In order to better understand North Sea wind conditions, analyses were performed on wind speed and direction measurements by light-detection and ranging (lidar) at eight offshore measurement locations distributed throughout the North Sea. Lidar enabled measurement of the North Sea wind conditions at relatively high altitudes (i.e. ≤ 315 m) and therefore was used to examine vertical profiles of wind shear and veer. The greatest wind shear was observed with south-westerly wind directions and high wind speeds, and in general wind direction veered (i.e. increased in magnitude) with height. The wind speed distribution as defined by the Weibull probability distribution was also determined at each measurement location and height. Measurement-site wind speed distributions exhibited inter-annual variability and varied as a function of height and proximity to the coast. The Weibull scale parameter on average increased with height, while the Weibull shape parameter decreased with height. Vertical tendencies in the Weibull scale parameter were expected (i.e. wind speed on average increases with height); however, vertical tendencies in the Weibull shape parameter were nontrivial.
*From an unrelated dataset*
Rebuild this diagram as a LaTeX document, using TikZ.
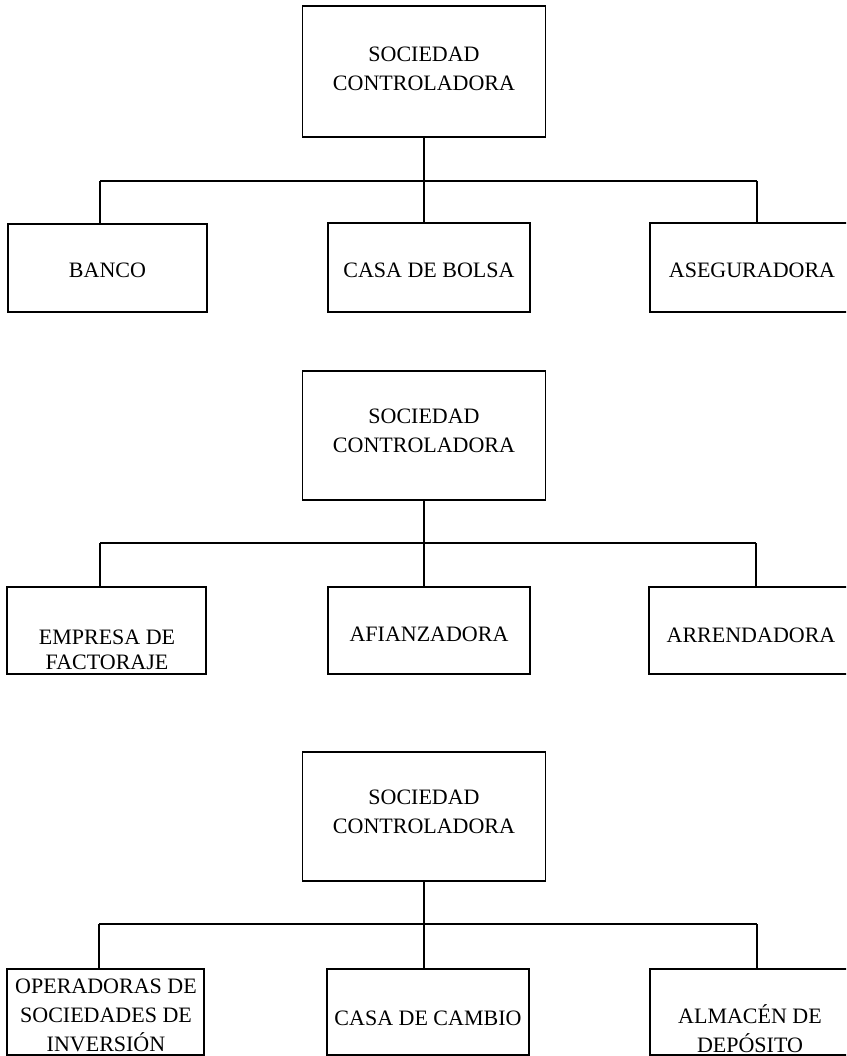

This reduction in the Weibull shape parameter with height indicates that although the winds become less turbulent with height, the range of possible wind speeds is greater at higher altitudes (i.e. wider distribution). Further, correlation in wind speed and direction between lidar measurement locations was determined in order to examine the potential applicability of measurement-correlate predict methods within the North Sea. Analyses conclude with a comparison of the lidar wind speed measurements to wind data produced by the KNW-atlas. KNW atlas wind speed comparisons were made to lidar data at LEG, HKZA, and HKZB and overall, the KNW atlas compares well with these measurements.